[WHAT TO PRODUCE]: Begin with the first line below and retype each line exactly through the line containing "Chart.register(...registerables);". Any pictures are to be left out.

[DATA PROVIDED]:
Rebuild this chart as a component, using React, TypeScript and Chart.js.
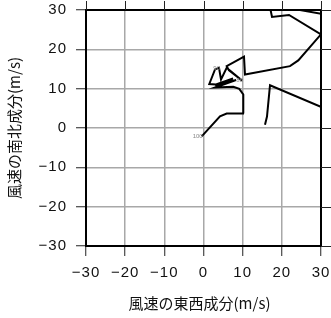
import React, { useEffect, useRef } from "react";
import { Chart, registerables } from "chart.js";

Chart.register(...registerables);

// Hodograph: east-west (u) and north-south (v) wind components in m/s
const uWind = [
  -0.46, 4.21, 5.92, 10.34, 10.16, 9.14, 7.61, 2.94, 8.3, 3.06, 7.53, 3.19, 1.48,
  2.94, 3.96, 4.47, 5.92, 9.83, 6.51, 5.92, 10.34, 10.59, 22.08, 24.2, 30.0,
  21.83, 17.49, 16.98, 19.53, 22.08, 32.81, 32.81, 16.98, 16.21, 15.7,
];
const vWind = [
  -2.13, 2.97, 3.66, 3.66, 8.51, 9.96, 10.47, 10.29, 12.21, 10.55, 12.59, 11.06,
  11.19, 14.89, 15.27, 12.33, 15.32, 12.08, 14.63, 15.73, 18.13, 13.61, 15.73,
  17.18, 23.81, 28.74, 28.23, 30.7, 32.74, 30.45, 28.53, 4.17, 10.88, 2.9, 0.85,
];
const levelIndices = [0, 14, 17];
const levelTexts = ["100", "90", "85"];
const tickValues = [-30, -20, -10, 0, 10, 20, 30];
const xTitle = "風速の東西成分(m/s)";
const yTitle = "風速の南北成分(m/s)";

const fmt = (v: number) => String(v).replace("-", "\u2212");

export default function App() {
  const ref = useRef<HTMLCanvasElement | null>(null);

  useEffect(() => {
    document.body.style.margin = "0";
    const canvas = ref.current;
    if (!canvas) return;

    const framePlugin = {
      id: "frame",
      beforeLayout(chart: any) {
        (chart.ctx as any).letterSpacing = "1px";
      },
      beforeDraw(chart: any) {
        (chart.ctx as any).letterSpacing = "1px";
      },
      afterDraw(chart: any) {
        const { ctx, chartArea } = chart;
        const { left, right, top, bottom } = chartArea;
        const xs = chart.scales.x;
        const ys = chart.scales.y;
        ctx.save();
        (ctx as any).letterSpacing = "0px";
        // level labels
        ctx.fillStyle = "#888";
        ctx.font = "6px 'Liberation Sans', Arial, sans-serif";
        ctx.textAlign = "right";
        ctx.textBaseline = "middle";
        levelIndices.forEach((idx, k) => {
          const px = xs.getPixelForValue(uWind[idx]);
          const py = ys.getPixelForValue(vWind[idx]);
          ctx.fillText(levelTexts[k], px + 1, py);
        });
        // frame
        ctx.strokeStyle = "#000";
        ctx.lineWidth = 2;
        ctx.strokeRect(left, top, right - left, bottom - top);
        // ticks on top and right
        ctx.strokeStyle = "#222";
        ctx.lineWidth = 1;
        ctx.beginPath();
        tickValues.forEach((t) => {
          const px = Math.round(xs.getPixelForValue(t)) + 0.5;
          ctx.moveTo(px, top);
          ctx.lineTo(px, top - 9);
          const py = Math.round(ys.getPixelForValue(t)) + 0.5;
          ctx.moveTo(right, py);
          ctx.lineTo(right + 10, py);
        });
        ctx.stroke();
        // titles
        ctx.fillStyle = "#111";
        ctx.font = "15px 'Noto Sans CJK JP', sans-serif";
        ctx.textAlign = "center";
        ctx.textBaseline = "middle";
        ctx.fillText(xTitle, (left + right) / 2 - 4, 303);
        ctx.translate(14, (top + bottom) / 2);
        ctx.rotate(-Math.PI / 2);
        ctx.fillText(yTitle, 0, 0);
        ctx.restore();
      },
    };

    const tickFont = { family: "'Liberation Sans', Arial, sans-serif", size: 15 };
    const zeroPad = (s: any) => {
      s.paddingLeft = 0;
      s.paddingRight = 0;
      s.paddingTop = 0;
      s.paddingBottom = 0;
    };
    const chart = new Chart(canvas, {
      type: "scatter",
      data: {
        datasets: [
          {
            data: uWind.map((u, i) => ({ x: u, y: vWind[i] })),
            showLine: true,
            borderColor: "#000",
            borderWidth: 2,
            pointRadius: 0,
            tension: 0,
            fill: false,
          },
        ],
      },
      options: {
        animation: false,
        responsive: true,
        maintainAspectRatio: false,
        layout: { padding: { top: 10, right: 10, left: 0, bottom: 0 } },
        plugins: { legend: { display: false }, tooltip: { enabled: false } },
        scales: {
          x: {
            type: "linear",
            min: -30,
            max: 30,
            afterFit: (s: any) => {
              s.height = 72;
              zeroPad(s);
            },
            afterBuildTicks: (s: any) => {
              s.ticks = tickValues.map((v) => ({ value: v }));
            },
            ticks: {
              callback: (v: any) => fmt(Number(v)),
              font: tickFont,
              color: "#111",
              padding: 8,
              maxRotation: 0,
            },
            grid: {
              color: "#a8a8a8",
              lineWidth: 1.5,
              tickColor: "#222",
              tickLength: 10,
              tickWidth: 1,
            },
            border: { display: true, color: "#000", width: 2 },
          },
          y: {
            type: "linear",
            min: -30,
            max: 30,
            afterFit: (s: any) => {
              s.width = 86;
              zeroPad(s);
            },
            afterBuildTicks: (s: any) => {
              s.ticks = tickValues.map((v) => ({ value: v }));
            },
            ticks: {
              callback: (v: any) => fmt(Number(v)),
              font: tickFont,
              color: "#111",
              padding: 9,
            },
            grid: {
              color: "#a8a8a8",
              lineWidth: 1.5,
              tickColor: "#222",
              tickLength: 10,
              tickWidth: 1,
            },
            border: { display: true, color: "#000", width: 2 },
          },
        },
      },
      plugins: [framePlugin],
    });
    return () => chart.destroy();
  }, []);

  return (
    <div style={{ position: "fixed", left: 0, top: 0, width: 331, height: 318 }}>
      <canvas ref={ref} />
    </div>
  );
}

[CORRECT RESPONSE]:
Rebuild this chart as a component, using React, TypeScript and Chart.js.
import React, { useEffect, useRef } from "react";
import { Chart, registerables } from "chart.js";

Chart.register(...registerables);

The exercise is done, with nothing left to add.